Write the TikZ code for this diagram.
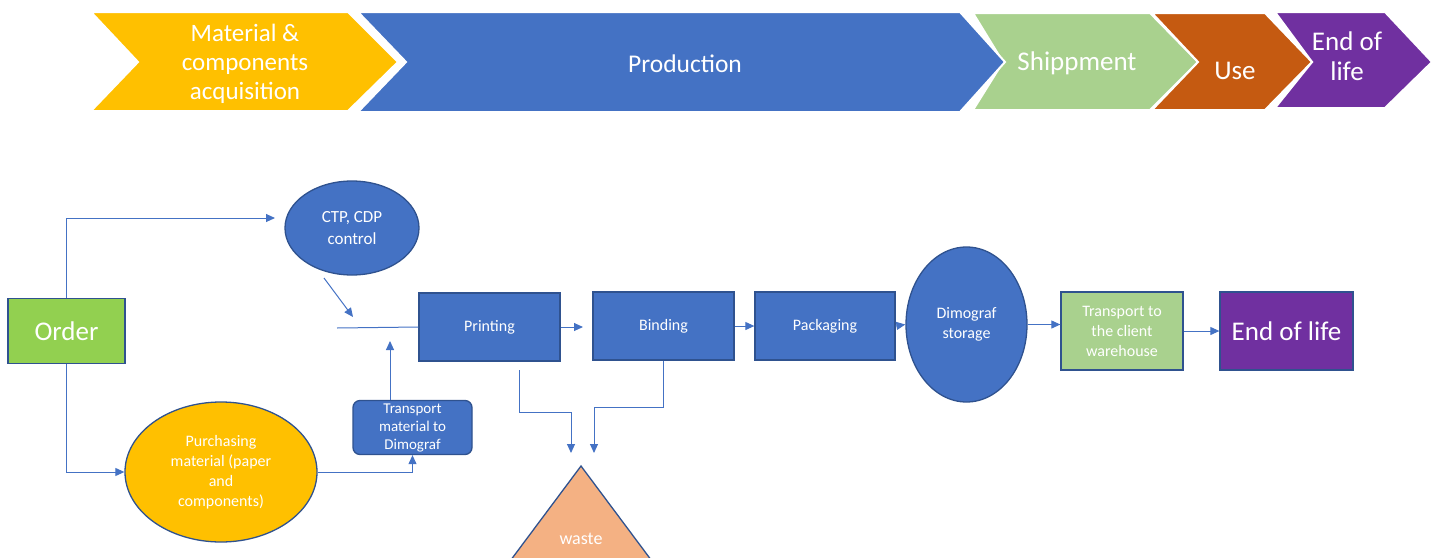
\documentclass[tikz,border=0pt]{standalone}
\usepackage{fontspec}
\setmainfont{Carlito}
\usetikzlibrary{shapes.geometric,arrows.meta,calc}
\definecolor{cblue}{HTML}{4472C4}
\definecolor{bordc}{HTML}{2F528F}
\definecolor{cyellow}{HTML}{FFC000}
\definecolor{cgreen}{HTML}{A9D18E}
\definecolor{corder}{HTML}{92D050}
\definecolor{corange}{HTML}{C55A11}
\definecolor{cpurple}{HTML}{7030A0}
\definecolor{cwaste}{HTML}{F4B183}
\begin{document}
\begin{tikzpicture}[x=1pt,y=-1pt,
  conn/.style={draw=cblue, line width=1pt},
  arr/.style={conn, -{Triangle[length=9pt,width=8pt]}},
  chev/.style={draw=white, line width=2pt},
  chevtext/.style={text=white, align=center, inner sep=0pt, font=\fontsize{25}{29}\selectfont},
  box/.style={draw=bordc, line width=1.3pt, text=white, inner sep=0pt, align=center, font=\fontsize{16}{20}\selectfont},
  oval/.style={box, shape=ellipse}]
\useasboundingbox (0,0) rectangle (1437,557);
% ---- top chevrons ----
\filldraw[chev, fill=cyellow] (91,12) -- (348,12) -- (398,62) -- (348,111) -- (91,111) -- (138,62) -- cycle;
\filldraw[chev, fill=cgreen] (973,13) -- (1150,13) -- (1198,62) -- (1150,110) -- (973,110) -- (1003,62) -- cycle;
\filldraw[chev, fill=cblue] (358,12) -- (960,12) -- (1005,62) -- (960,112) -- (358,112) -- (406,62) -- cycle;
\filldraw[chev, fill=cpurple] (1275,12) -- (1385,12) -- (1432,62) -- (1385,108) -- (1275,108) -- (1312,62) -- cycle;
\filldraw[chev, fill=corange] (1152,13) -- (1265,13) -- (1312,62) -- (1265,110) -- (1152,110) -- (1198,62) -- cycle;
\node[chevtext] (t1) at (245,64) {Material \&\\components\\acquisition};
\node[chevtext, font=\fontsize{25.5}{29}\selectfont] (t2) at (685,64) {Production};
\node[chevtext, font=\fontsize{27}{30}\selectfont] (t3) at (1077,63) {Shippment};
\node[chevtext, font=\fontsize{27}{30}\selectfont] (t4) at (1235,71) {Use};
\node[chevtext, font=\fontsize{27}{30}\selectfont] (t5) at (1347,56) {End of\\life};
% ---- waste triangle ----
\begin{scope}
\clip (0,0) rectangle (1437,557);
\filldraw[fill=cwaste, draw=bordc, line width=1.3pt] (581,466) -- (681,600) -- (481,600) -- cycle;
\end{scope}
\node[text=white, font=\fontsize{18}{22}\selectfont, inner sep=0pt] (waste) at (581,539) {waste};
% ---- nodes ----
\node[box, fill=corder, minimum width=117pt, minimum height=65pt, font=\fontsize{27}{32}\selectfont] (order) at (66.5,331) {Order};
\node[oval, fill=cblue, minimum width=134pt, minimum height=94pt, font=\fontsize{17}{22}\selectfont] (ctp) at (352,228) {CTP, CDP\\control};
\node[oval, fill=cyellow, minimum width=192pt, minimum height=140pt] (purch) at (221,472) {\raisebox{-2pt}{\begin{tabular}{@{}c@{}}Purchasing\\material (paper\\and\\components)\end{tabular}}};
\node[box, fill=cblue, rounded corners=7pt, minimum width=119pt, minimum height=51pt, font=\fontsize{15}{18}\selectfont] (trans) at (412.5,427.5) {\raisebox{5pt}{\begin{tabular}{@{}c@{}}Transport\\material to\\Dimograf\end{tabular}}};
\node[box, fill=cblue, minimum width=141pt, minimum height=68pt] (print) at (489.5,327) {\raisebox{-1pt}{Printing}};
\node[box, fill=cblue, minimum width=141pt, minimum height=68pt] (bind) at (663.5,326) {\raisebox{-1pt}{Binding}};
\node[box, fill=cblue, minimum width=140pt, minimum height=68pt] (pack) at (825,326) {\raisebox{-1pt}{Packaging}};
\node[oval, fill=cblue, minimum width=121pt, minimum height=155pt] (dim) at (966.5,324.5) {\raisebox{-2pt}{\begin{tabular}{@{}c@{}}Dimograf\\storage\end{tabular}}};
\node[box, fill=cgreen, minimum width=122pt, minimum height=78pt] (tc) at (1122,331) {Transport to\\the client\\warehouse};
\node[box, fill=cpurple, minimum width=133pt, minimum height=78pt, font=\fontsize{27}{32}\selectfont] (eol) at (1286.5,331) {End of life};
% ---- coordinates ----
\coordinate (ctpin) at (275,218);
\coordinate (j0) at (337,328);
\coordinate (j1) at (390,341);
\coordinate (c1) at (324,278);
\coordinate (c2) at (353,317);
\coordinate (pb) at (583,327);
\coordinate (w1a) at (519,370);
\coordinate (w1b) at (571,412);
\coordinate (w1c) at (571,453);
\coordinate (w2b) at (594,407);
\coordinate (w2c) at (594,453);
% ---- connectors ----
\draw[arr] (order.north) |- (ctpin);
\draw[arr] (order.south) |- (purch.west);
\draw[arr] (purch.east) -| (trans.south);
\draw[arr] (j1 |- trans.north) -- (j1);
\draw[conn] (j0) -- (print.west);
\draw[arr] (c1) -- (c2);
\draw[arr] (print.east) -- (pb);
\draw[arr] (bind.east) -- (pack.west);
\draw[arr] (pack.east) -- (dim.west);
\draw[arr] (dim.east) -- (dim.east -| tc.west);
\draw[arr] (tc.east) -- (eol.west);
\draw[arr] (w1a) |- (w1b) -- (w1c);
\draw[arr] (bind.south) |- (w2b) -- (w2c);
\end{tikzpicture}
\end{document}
-*-
| GIVEN INSTRUCTION |
The material above must be printed exactly, with its pictures left out.

| WRITTEN REPLY |
Write the TikZ code for this diagram.
\documentclass[tikz,border=0pt]{standalone}
\usepackage{fontspec}
\setmainfont{Carlito}
\usetikzlibrary{shapes.geometric,arrows.meta,calc}
\definecolor{cblue}{HTML}{4472C4}
\definecolor{bordc}{HTML}{2F528F}
\definecolor{cyellow}{HTML}{FFC000}
\definecolor{cgreen}{HTML}{A9D18E}
\definecolor{corder}{HTML}{92D050}
\definecolor{corange}{HTML}{C55A11}
\definecolor{cpurple}{HTML}{7030A0}
\definecolor{cwaste}{HTML}{F4B183}
\begin{document}
\begin{tikzpicture}[x=1pt,y=-1pt,
  conn/.style={draw=cblue, line width=1pt},
  arr/.style={conn, -{Triangle[length=9pt,width=8pt]}},
  chev/.style={draw=white, line width=2pt},
  chevtext/.style={text=white, align=center, inner sep=0pt, font=\fontsize{25}{29}\selectfont},
  box/.style={draw=bordc, line width=1.3pt, text=white, inner sep=0pt, align=center, font=\fontsize{16}{20}\selectfont},
  oval/.style={box, shape=ellipse}]
\useasboundingbox (0,0) rectangle (1437,557);
% ---- top chevrons ----
\filldraw[chev, fill=cyellow] (91,12) -- (348,12) -- (398,62) -- (348,111) -- (91,111) -- (138,62) -- cycle;
\filldraw[chev, fill=cgreen] (973,13) -- (1150,13) -- (1198,62) -- (1150,110) -- (973,110) -- (1003,62) -- cycle;
\filldraw[chev, fill=cblue] (358,12) -- (960,12) -- (1005,62) -- (960,112) -- (358,112) -- (406,62) -- cycle;
\filldraw[chev, fill=cpurple] (1275,12) -- (1385,12) -- (1432,62) -- (1385,108) -- (1275,108) -- (1312,62) -- cycle;
\filldraw[chev, fill=corange] (1152,13) -- (1265,13) -- (1312,62) -- (1265,110) -- (1152,110) -- (1198,62) -- cycle;
\node[chevtext] (t1) at (245,64) {Material \&\\components\\acquisition};
\node[chevtext, font=\fontsize{25.5}{29}\selectfont] (t2) at (685,64) {Production};
\node[chevtext, font=\fontsize{27}{30}\selectfont] (t3) at (1077,63) {Shippment};
\node[chevtext, font=\fontsize{27}{30}\selectfont] (t4) at (1235,71) {Use};
\node[chevtext, font=\fontsize{27}{30}\selectfont] (t5) at (1347,56) {End of\\life};
% ---- waste triangle ----
\begin{scope}
\clip (0,0) rectangle (1437,557);
\filldraw[fill=cwaste, draw=bordc, line width=1.3pt] (581,466) -- (681,600) -- (481,600) -- cycle;
\end{scope}
\node[text=white, font=\fontsize{18}{22}\selectfont, inner sep=0pt] (waste) at (581,539) {waste};
% ---- nodes ----
\node[box, fill=corder, minimum width=117pt, minimum height=65pt, font=\fontsize{27}{32}\selectfont] (order) at (66.5,331) {Order};
\node[oval, fill=cblue, minimum width=134pt, minimum height=94pt, font=\fontsize{17}{22}\selectfont] (ctp) at (352,228) {CTP, CDP\\control};
\node[oval, fill=cyellow, minimum width=192pt, minimum height=140pt] (purch) at (221,472) {\raisebox{-2pt}{\begin{tabular}{@{}c@{}}Purchasing\\material (paper\\and\\components)\end{tabular}}};
\node[box, fill=cblue, rounded corners=7pt, minimum width=119pt, minimum height=51pt, font=\fontsize{15}{18}\selectfont] (trans) at (412.5,427.5) {\raisebox{5pt}{\begin{tabular}{@{}c@{}}Transport\\material to\\Dimograf\end{tabular}}};
\node[box, fill=cblue, minimum width=141pt, minimum height=68pt] (print) at (489.5,327) {\raisebox{-1pt}{Printing}};
\node[box, fill=cblue, minimum width=141pt, minimum height=68pt] (bind) at (663.5,326) {\raisebox{-1pt}{Binding}};
\node[box, fill=cblue, minimum width=140pt, minimum height=68pt] (pack) at (825,326) {\raisebox{-1pt}{Packaging}};
\node[oval, fill=cblue, minimum width=121pt, minimum height=155pt] (dim) at (966.5,324.5) {\raisebox{-2pt}{\begin{tabular}{@{}c@{}}Dimograf\\storage\end{tabular}}};
\node[box, fill=cgreen, minimum width=122pt, minimum height=78pt] (tc) at (1122,331) {Transport to\\the client\\warehouse};
\node[box, fill=cpurple, minimum width=133pt, minimum height=78pt, font=\fontsize{27}{32}\selectfont] (eol) at (1286.5,331) {End of life};
% ---- coordinates ----
\coordinate (ctpin) at (275,218);
\coordinate (j0) at (337,328);
\coordinate (j1) at (390,341);
\coordinate (c1) at (324,278);
\coordinate (c2) at (353,317);
\coordinate (pb) at (583,327);
\coordinate (w1a) at (519,370);
\coordinate (w1b) at (571,412);
\coordinate (w1c) at (571,453);
\coordinate (w2b) at (594,407);
\coordinate (w2c) at (594,453);
% ---- connectors ----
\draw[arr] (order.north) |- (ctpin);
\draw[arr] (order.south) |- (purch.west);
\draw[arr] (purch.east) -| (trans.south);
\draw[arr] (j1 |- trans.north) -- (j1);
\draw[conn] (j0) -- (print.west);
\draw[arr] (c1) -- (c2);
\draw[arr] (print.east) -- (pb);
\draw[arr] (bind.east) -- (pack.west);
\draw[arr] (pack.east) -- (dim.west);
\draw[arr] (dim.east) -- (dim.east -| tc.west);
\draw[arr] (tc.east) -- (eol.west);
\draw[arr] (w1a) |- (w1b) -- (w1c);
\draw[arr] (bind.south) |- (w2b) -- (w2c);
\end{tikzpicture}
\end{document}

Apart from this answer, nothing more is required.